Where the Benefit Is Measurable

Competitive FPS players running 360Hz+ monitors can theoretically benefit. In Counter-Strike 2 or Valorant, the difference between a counter-strafe registering at 1ms vs 0.125ms could, in a controlled lab test, affect the timing window of a peek by a sub-frame amount.

That’s the strongest case for 8K polling, and it’s still a case most players won’t feel.

Where It Does Nothing

Typing. Office work. Productivity. Programming. Anything where your fingers — which move at roughly 10-15 keypresses per second at the absolute fastest — are the bottleneck. You cannot generate 8000 inputs per second. Your nervous system can’t even resolve the difference.

For 99% of keyboard use, 8K polling is a spec sheet decoration.

The Real Reason to Buy an 8K Keyboard in 2026

Here’s where it gets interesting. The flagship 8K boards aren’t just faster — they’re better keyboards in general.

Take the Keychron Q1 Ultra 8K. Compared to the older Q1, it adds:

  • Wireless via 2.4GHz dongle (the older Q series was wired-only)
  • 4000mAh battery with 200+ hour life
  • ZMK firmware (open source, far more flexible than QMK on the older boards)
  • Updated gasket mount with refined sound profile
  • Same hot-swap, same aluminum case, same screw-in stabilizers

The 8K polling is the headline. The genuine upgrades are everywhere else.

The Same Pattern Across the Lineup

The Keychron Q3 Max and Lemokey L3 follow the same playbook — flagship internals wrapped around a halo polling spec. The Keychron Q1 Max (4K polling, still excellent) is the previous-gen reference point and remains a great buy if you want to save money.

On the gaming side, the ASUS ROG Strix Scope II 96 RX Wireless is the polished competitor — ROG optical switches, 8K polling, and a layout actually designed for FPS.
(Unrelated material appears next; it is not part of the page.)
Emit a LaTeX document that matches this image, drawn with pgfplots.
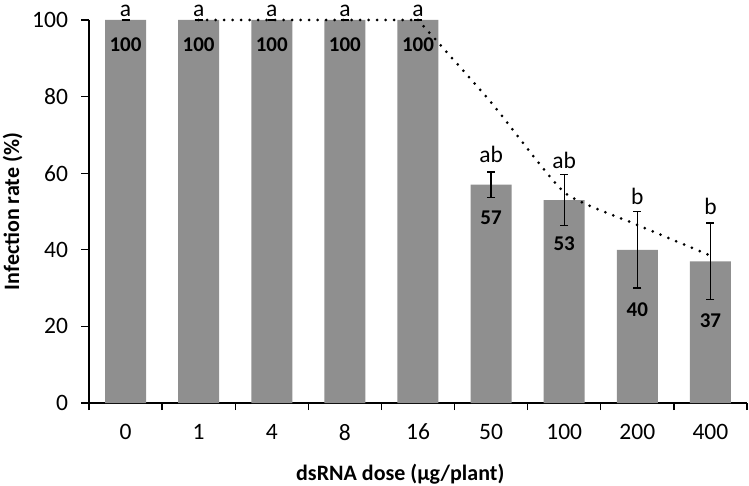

Should You Pay the 8K Premium?

For Typing and Office Work

No. Buy whatever feels best. The polling rate will not affect your experience in any measurable way. If a 1000Hz board has the switches and layout you want, get that one and save the money.

For Casual Gaming

No. At 144Hz or 240Hz, with normal reaction times, you won’t notice the difference. Spend the difference on a better monitor.

For Competitive FPS at 360Hz+

Maybe. If you’re already chasing every advantage — Hall effect switches, low latency mice, custom mousepads — 8K polling is consistent with that pursuit. It probably won’t make you better, but it won’t hold you back either.

For Keyboard Enthusiasts

Yes, but for the wrong reason. The 8K Keychron boards are the best Keychron boards, period. Wireless, better firmware, better battery, same build quality. You’re buying a genuinely improved keyboard that happens to have 8K polling.

The Bottom Line

8K polling is a halo feature. It’s real, but the gains are sub-frame for the tiny number of people who can theoretically benefit, and zero for everyone else.

The good news: the 2026 keyboards built around 8K polling are just better keyboards. Buy them for the wireless, the battery life, the ZMK firmware, and the refined build — not for the polling rate. That’s the spec that sells the board. The rest of the board is why you’ll actually enjoy it.